I started writing this post Jan 22nd, a month ago today, when I saw this post by Chiot’s Run over at NDiN. I chose a title, pasted in the link, then wrote these two notes: “about not buying ‘manufactured foods'” and “no more cereal boxes and bags, etc.” Today I read the same post over at Simple Green Frugal Co-op. It sounded vaguely familiar to me, but cooking from scratch was a staple of my childhood, so I thought it could be that. Turns out I needed to be reminded about this topic.
Then, somehow, I was surfing around, and I landed here, at Bad Human! and started reading some of their ‘top posts’, especially the ones about The Omnivore’s Dilemma. I got to the one on ch7, with a picture of McDonald’s french fries, and I thought about my kids, and their love for McDonald’s. I thought about Kim, the Inadvertent Farmer, and her posts over at NDiN about her Real Food Challenge. I was especially inspired by this one, about her momentary hopeless response to watching Food Inc.
She wrote:
Why care? Why try?
I had to look not farther than the two small faces that sit across from me at the dinner table. The food system that we are putting in place now will be the food system that my children and grandchildren will be nourished by for the foreseeable future…unless we do something about it now.
When I first read that post, I started another unpublished draft post, where I quoted the following from Kim’s same Food Inc. post:
Starting March 1st and for the whole month I am challenging myself to eat nothing commercially processed that I cannot make myself. No more canned beans, or spaghetti sauce, no more pre-made pasta or tortillas. Gone will be the crackers, chips, and store-bought cereals. No meat or dairy that is not local and organic for my husband or pre-made veggie burgers for me. Just real food made from ingredients in their simplest forms…no added corn syrup, fillers, or preservatives.
I cannot change the system by myself, but if enough like-minded people come together I must believe that we can and will make a difference.
I would love for you to join us! Come back March 1st and see what we have in store…

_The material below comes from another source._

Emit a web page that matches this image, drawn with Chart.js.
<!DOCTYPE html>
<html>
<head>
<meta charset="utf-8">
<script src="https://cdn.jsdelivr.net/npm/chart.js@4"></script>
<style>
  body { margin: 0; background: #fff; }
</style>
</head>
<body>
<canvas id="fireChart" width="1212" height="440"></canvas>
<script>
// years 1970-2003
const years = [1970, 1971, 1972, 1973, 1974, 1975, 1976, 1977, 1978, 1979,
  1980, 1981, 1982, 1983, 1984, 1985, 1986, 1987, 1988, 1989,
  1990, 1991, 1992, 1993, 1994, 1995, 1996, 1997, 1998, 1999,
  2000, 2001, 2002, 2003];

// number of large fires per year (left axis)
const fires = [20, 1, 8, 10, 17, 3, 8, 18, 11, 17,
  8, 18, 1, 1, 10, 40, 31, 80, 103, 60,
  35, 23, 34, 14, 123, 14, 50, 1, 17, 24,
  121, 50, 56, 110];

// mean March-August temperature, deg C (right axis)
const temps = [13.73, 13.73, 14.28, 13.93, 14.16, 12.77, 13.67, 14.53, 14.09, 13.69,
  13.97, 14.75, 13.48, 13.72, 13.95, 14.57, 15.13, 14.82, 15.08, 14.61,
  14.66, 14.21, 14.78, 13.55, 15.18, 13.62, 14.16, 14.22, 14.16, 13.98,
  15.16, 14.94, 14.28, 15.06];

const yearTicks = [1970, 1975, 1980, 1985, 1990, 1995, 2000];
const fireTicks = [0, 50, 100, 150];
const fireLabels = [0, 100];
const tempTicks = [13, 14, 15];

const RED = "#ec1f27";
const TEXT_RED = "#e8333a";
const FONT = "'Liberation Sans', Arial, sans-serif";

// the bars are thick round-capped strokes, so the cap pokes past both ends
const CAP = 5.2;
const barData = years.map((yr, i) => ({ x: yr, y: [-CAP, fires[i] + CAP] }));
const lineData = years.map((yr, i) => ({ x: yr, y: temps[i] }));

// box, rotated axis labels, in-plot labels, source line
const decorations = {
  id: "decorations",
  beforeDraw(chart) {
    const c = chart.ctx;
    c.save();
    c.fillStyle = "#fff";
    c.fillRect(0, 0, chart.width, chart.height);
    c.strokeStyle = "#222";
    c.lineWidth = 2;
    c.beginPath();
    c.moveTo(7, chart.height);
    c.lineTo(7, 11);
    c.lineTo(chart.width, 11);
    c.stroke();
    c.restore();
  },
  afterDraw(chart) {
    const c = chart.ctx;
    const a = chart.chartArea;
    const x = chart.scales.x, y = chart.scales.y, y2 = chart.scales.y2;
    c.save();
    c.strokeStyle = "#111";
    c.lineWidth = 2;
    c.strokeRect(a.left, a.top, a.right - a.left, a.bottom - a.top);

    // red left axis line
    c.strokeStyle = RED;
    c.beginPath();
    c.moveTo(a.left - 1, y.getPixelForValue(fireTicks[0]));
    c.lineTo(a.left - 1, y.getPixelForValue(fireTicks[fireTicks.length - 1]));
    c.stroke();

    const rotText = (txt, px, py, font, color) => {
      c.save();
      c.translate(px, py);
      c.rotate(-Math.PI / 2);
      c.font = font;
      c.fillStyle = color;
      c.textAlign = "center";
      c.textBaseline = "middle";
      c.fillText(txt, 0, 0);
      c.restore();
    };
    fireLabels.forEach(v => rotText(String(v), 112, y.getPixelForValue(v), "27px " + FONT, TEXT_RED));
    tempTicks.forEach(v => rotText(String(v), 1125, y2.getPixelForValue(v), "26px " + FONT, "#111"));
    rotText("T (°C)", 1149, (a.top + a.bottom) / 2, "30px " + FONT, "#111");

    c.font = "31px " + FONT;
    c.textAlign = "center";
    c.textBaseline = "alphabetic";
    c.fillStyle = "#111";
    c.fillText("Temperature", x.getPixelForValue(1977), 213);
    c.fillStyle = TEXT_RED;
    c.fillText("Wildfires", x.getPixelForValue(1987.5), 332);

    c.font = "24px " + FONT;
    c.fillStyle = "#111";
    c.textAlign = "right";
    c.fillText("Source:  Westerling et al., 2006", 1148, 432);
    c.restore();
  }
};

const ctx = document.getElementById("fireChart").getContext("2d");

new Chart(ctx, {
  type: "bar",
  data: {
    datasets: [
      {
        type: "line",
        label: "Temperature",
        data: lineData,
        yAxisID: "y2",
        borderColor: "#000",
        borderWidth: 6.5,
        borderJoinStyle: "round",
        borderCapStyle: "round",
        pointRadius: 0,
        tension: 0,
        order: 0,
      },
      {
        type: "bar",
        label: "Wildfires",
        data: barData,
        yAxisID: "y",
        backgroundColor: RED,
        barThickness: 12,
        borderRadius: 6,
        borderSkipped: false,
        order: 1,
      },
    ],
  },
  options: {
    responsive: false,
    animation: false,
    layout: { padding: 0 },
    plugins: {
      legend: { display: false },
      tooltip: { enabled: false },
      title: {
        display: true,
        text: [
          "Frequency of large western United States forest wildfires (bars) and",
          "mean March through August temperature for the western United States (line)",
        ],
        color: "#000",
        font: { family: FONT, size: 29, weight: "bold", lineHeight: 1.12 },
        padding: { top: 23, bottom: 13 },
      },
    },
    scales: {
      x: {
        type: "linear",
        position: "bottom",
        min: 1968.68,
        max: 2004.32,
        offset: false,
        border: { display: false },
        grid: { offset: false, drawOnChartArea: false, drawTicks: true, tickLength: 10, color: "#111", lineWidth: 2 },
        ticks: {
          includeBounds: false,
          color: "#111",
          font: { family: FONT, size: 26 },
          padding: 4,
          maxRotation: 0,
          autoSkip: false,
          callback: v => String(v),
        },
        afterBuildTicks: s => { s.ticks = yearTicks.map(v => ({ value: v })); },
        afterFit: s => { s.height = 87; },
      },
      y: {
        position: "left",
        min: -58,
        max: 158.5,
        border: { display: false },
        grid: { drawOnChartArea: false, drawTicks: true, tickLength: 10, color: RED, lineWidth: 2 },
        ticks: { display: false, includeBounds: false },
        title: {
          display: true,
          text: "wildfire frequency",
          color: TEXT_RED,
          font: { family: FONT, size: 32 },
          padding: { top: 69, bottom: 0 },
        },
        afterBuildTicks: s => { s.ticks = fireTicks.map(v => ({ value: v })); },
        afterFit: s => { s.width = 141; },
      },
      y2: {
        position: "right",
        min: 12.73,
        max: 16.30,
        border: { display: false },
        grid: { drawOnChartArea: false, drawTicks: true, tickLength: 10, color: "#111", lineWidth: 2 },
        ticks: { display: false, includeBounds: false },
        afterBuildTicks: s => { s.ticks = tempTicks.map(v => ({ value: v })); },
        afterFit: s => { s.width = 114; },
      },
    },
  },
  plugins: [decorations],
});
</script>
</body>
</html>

Then I wrote, “Maybe I will, Inadvertent Farmer, maybe I will. :)” I was momentarily as gung-ho as the Inadvertent Farmer… but I didn’t publish that post. Why? Maybe I was afraid of making such a huge declaration. Not that I think anyone actually reads this blog, but, in some senses it’s a way to hold myself accountable to a personal commitment. I’m not always good at that, I love trying out new things, but get bored when the novelty wears thin. So I devise structures (like this blog) to keep myself interested and, hopefully, committed.
I doubt my ability to be successful at such a challenge. I think of all the foods we eat that fall into this category. I think of my kids, and their pickiness about vegetables and their love of processed crap. I think about my husband; he’s not much different. I think about the button on my sidebar, the one that claims “I’m a Food Renegade!” but am I?
I know I try. When I’m feeling ‘less poor than usual’ I will buy organic packaged foods: crackers, cookies for my kid’s lunches, jams and peanut butter, yogurt, maybe even sometimes cereal. Never milk, or butter, or eggs, or cream, or cheese, or bread or any of the staples of our diet.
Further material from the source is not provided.